Ghassan Wehbe, a Lebanese native who became a U.S. citizen 14 years ago and is now a Truxton town councilman, urged the new citizens to vote because their decisions could affect local government.
“In Truxton, we rallied to keep our elementary school open and our senior citizen center open,” Wehbe said, referring to recent discussions in the Homer school district about the fate of Hartnett Elementary School and a move to cut days of operation for senior centers.
“The second most important piece of paper you will receive today is the voter registration card, 8 1/2 inches by 5 inches,” Wehbe said. “In two town elections, we had tie votes for town council seats. That vote makes a difference.”

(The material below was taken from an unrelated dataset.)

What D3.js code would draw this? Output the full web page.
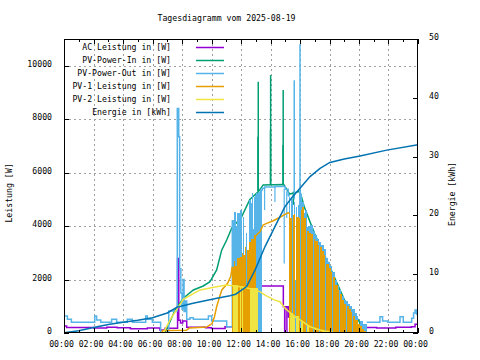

Cuyler and Truxton town elections last fall produced two tie votes.
Wehbe said the day was one to remember, but just the start of a journey, not the end.
Cortland County Legislature Chairman Jack Williams told the new citizens to work together and participate in government, adding to the nation’s strengths.
Williams (D-8th Ward) said his grandfather emigrated from Wales and became a U.S. citizen over a century ago, so he understood how much the day meant.
The new citizens smiled to themselves or to relatives and friends, after taking the oath from County Clerk Elizabeth Larkin. They received their certificates from Rumsey, Larkin, Moheimani and Jeffery Belling, an official from the U.S. Bureau of Citizenship and Immigration Services in Buffalo.
Some of the new citizens had lived in the United States for years before deciding to become Americans.
“We finally got around to it,” said retired Cornell University physics professor Richard Tallman, 75, referring to himself and his wife, Myrna, who also took the oath. They were Canadian citizens, one of several at Friday’s ceremony.
“It felt like the right thing to do,” said Brad Rickard, a native Canadian who teaches applied economics and management at Cornell. His Canadian-born wife, Christa Mugford, a Cornell Cooperative Extension staff member in Tioga County, also took the oath.
Another Canadian, Davie Howe of Groton, had to leave for Montreal after the ceremony with his wife, Allison, and their two young daughters. He said that, like Rickard and Mugford, having children made him realize he should be an American as they were.
“I might like to get involved in school board or local government, so I needed to make a serious commitment,” said Howe, a Cornell administrator. “And this way, no matter who wins the Olympic gold medal in hockey, the U.S. or Canada, I win.”
Howe, 41, said he was worried about re-entering New York state after his visit to Montreal, because his green card was taken before the ceremony and he does not yet have a U.S. passport.
“I have all the paperwork with me, so hopefully it will work,” he said.
Rumsey urged the new citizens to remember their native countries and the family they might have there, as America is a nation that values all cultures. He said each of the 37 people brings a special talent to citizenship.
“America is a young nation, and we have made our share of mistakes and will no doubt make more,” Rumsey said, “but we are a country of law.”
Rumsey said beforehand that he was disappointed in one thing: structural problems with seats in the courtroom’s balcony meant the seating was unsafe, so there were no high school students from Cortland and Homer to watch the ceremony from there.